Tomball is loaded with seniors, juniors, sophomores and unfortunately for the rest of its district, the 2027 class is going to be legit, too. In the Houston area, Blake Edling mashed a no-doubt bomb with a pretty left-handed swing. Hunter Pence Academy 2027 Morris teammate and Klein Oak prospect Brody Fortunato joined the home run fun and showed some lightning-quick, strong hands from he left side when he demolished a pitch deep over the right-center wall.
ParkBoys emerged victorious and won the 17U/18U Space City Fall Classic and 2024 right-handed hitting infielder Michael Santiago (Kingwood Park) was a big reason why. He was a hitting machine and routinely put the bat on the ball and made hard contact. Noticeably more physical and with a quicker bat compared to last year, Santiago is an impressive athlete who looks like he should be a key contributor at Kingwood Park.

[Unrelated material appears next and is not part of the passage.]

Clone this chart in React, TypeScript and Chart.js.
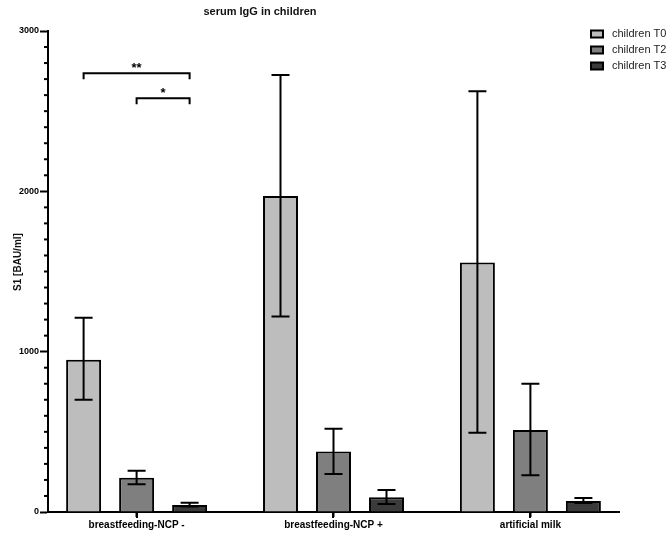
import React, { useEffect, useRef } from 'react';
import { Chart, registerables } from 'chart.js';

Chart.register(...registerables);

const categories = ['breastfeeding-NCP -', 'breastfeeding-NCP +', 'artificial milk'];
const seriesNames = ['children T0', 'children T2', 'children T3'];

const t0Mean = [950, 1971, 1556];
const t0Low = [700, 1219, 494];
const t0High = [1212, 2725, 2625];

const t2Mean = [214, 377, 512];
const t2Low = [173, 237, 229];
const t2High = [258, 519, 800];

const t3Mean = [44, 92, 69];
const t3Low = [35, 50, 56];
const t3High = [58, 137, 87];

const seriesColors = ['#bdbdbd', '#7f7f7f', '#3b3b3b'];

const yMajorTicks = [0, 1000, 2000, 3000];
const yMinorStep = 100;

// significance brackets: group index, from series, to series, height (BAU/ml), label
const bracketGroup = [0, 0];
const bracketFrom = [0, 1];
const bracketTo = [2, 2];
const bracketLevel = [2737, 2581];
const bracketLabel = ['**', '*'];

const titleText = 'serum IgG in children';
const yTitleText = 'S1 [BAU/ml]';

const FONT = "'Liberation Sans', Arial, Helvetica, sans-serif";

const means = [t0Mean, t2Mean, t3Mean];
const lows = [t0Low, t2Low, t3Low];
const highs = [t0High, t2High, t3High];

const decorPlugin = {
  id: 'decor',
  afterDatasetsDraw(chart: any) {
    const ctx = chart.ctx;
    const y = chart.scales.y;
    ctx.save();
    // error bars
    ctx.strokeStyle = '#000';
    ctx.lineWidth = 2;
    for (let d = 0; d < 3; d++) {
      const meta = chart.getDatasetMeta(d);
      meta.data.forEach((el: any, j: number) => {
        const x = el.x;
        const yHi = y.getPixelForValue(highs[d][j]);
        const yLo = y.getPixelForValue(lows[d][j]);
        ctx.beginPath();
        ctx.moveTo(x, yHi);
        ctx.lineTo(x, yLo);
        ctx.moveTo(x - 9, yHi);
        ctx.lineTo(x + 9, yHi);
        ctx.moveTo(x - 9, yLo);
        ctx.lineTo(x + 9, yLo);
        ctx.stroke();
      });
    }
    // brackets
    for (let b = 0; b < bracketLabel.length; b++) {
      const g = bracketGroup[b];
      const x1 = chart.getDatasetMeta(bracketFrom[b]).data[g].x;
      const x2 = chart.getDatasetMeta(bracketTo[b]).data[g].x;
      const yy = y.getPixelForValue(bracketLevel[b]);
      ctx.beginPath();
      ctx.moveTo(x1, yy + 6);
      ctx.lineTo(x1, yy);
      ctx.lineTo(x2, yy);
      ctx.lineTo(x2, yy + 6);
      ctx.stroke();
      ctx.fillStyle = '#000';
      ctx.font = `bold 13px ${FONT}`;
      ctx.textAlign = 'center';
      ctx.textBaseline = 'alphabetic';
      ctx.fillText(bracketLabel[b], (x1 + x2) / 2, yy - 1);
    }
    ctx.restore();
  },
  afterDraw(chart: any) {
    const ctx = chart.ctx;
    const y = chart.scales.y;
    const x = chart.scales.x;
    const area = chart.chartArea;
    ctx.save();
    // minor y ticks
    ctx.strokeStyle = '#000';
    ctx.lineWidth = 2;
    for (let v = yMinorStep; v < 3000; v += yMinorStep) {
      if (yMajorTicks.includes(v)) continue;
      const py = y.getPixelForValue(v);
      ctx.beginPath();
      ctx.moveTo(area.left - 4, py);
      ctx.lineTo(area.left, py);
      ctx.stroke();
    }
    // x category ticks
    categories.forEach((_, j) => {
      const px = Math.round(x.getPixelForValue(j));
      ctx.beginPath();
      ctx.moveTo(px, area.bottom);
      ctx.lineTo(px, area.bottom + 6);
      ctx.stroke();
    });
    // title
    ctx.fillStyle = '#111';
    ctx.font = `bold 11px ${FONT}`;
    ctx.textAlign = 'center';
    ctx.textBaseline = 'middle';
    ctx.fillText(titleText, 260, 12);
    // y title
    ctx.save();
    ctx.translate(18, 262);
    ctx.rotate(-Math.PI / 2);
    ctx.font = `bold 10px ${FONT}`;
    ctx.fillText(yTitleText, 0, 0);
    ctx.restore();
    // legend
    for (let i = 0; i < seriesNames.length; i++) {
      const cy = 34 + i * 16;
      ctx.fillStyle = seriesColors[i];
      ctx.fillRect(591, cy - 3.5, 12, 7);
      ctx.lineWidth = 2;
      ctx.strokeStyle = '#000';
      ctx.strokeRect(591, cy - 3.5, 12, 7);
      ctx.fillStyle = '#222';
      ctx.font = `11px ${FONT}`;
      ctx.textAlign = 'left';
      ctx.textBaseline = 'middle';
      ctx.fillText(seriesNames[i], 612, cy);
    }
    ctx.restore();
  },
};

export default function App() {
  const ref = useRef<HTMLCanvasElement>(null);
  useEffect(() => {
    document.body.style.margin = '0';
    const chart = new Chart(ref.current as HTMLCanvasElement, {
      type: 'bar',
      data: {
        datasets: seriesNames.map((name, d) => ({
          label: name,
          data: categories.map((_, j) => ({ x: j, y: means[d][j] })),
          backgroundColor: seriesColors[d],
          borderColor: '#000',
          borderWidth: 2,
          categoryPercentage: 0.8075,
          barPercentage: 0.66,
        })),
      },
      options: {
        animation: false,
        responsive: false,
        maintainAspectRatio: false,
        layout: { padding: { top: 31, right: 50, left: 0, bottom: 0 } },
        plugins: { legend: { display: false }, title: { display: false }, tooltip: { enabled: false } },
        scales: {
          x: {
            type: 'linear',
            min: -0.45,
            max: 2.45,
            offset: false,
            afterBuildTicks: (s: any) => {
              s.ticks = categories.map((_, j) => ({ value: j }));
            },
            afterFit: (s: any) => {
              s.height = 23;
            },
            grid: { offset: false, drawOnChartArea: false, drawTicks: true, tickLength: 5, tickWidth: 2, tickColor: '#000' },
            border: { display: true, color: '#000', width: 2 },
            ticks: {
              autoSkip: false,
              maxRotation: 0,
              padding: 2,
              color: '#000',
              font: { family: FONT, size: 10, weight: 'bold' },
              callback: (v: any) => categories[v] ?? '',
            },
          },
          y: {
            min: 0,
            max: 3000,
            afterBuildTicks: (s: any) => {
              s.ticks = yMajorTicks.map((v) => ({ value: v }));
            },
            afterFit: (s: any) => {
              s.width = 48;
            },
            grid: { drawOnChartArea: false, drawTicks: true, tickLength: 8, tickWidth: 2, tickColor: '#000' },
            border: { display: true, color: '#000', width: 2 },
            ticks: {
              padding: 1,
              color: '#000',
              font: { family: FONT, size: 9, weight: 'bold' },
              callback: (v: any) => String(v),
            },
          },
        },
      },
      plugins: [decorPlugin],
    } as any);
    return () => chart.destroy();
  }, []);
  return (
    <div style={{ position: 'absolute', left: 0, top: 0, width: 669, height: 535, background: '#fff' }}>
      <canvas ref={ref} width={669} height={535} style={{ width: 669, height: 535 }} />
    </div>
  );
}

At the UTD/University of Dallas Fall Show, Cade Reynolds was so good it seemed like he was on base after each at-bat. On the receiving end of two Player of the Game honors from the event, the Byron Nelson product stood out physically with a projectable 6-1 frame in addition to smacking pitches to all parts of the field with an impressive, fluid right-handed swing that included good weight transfer.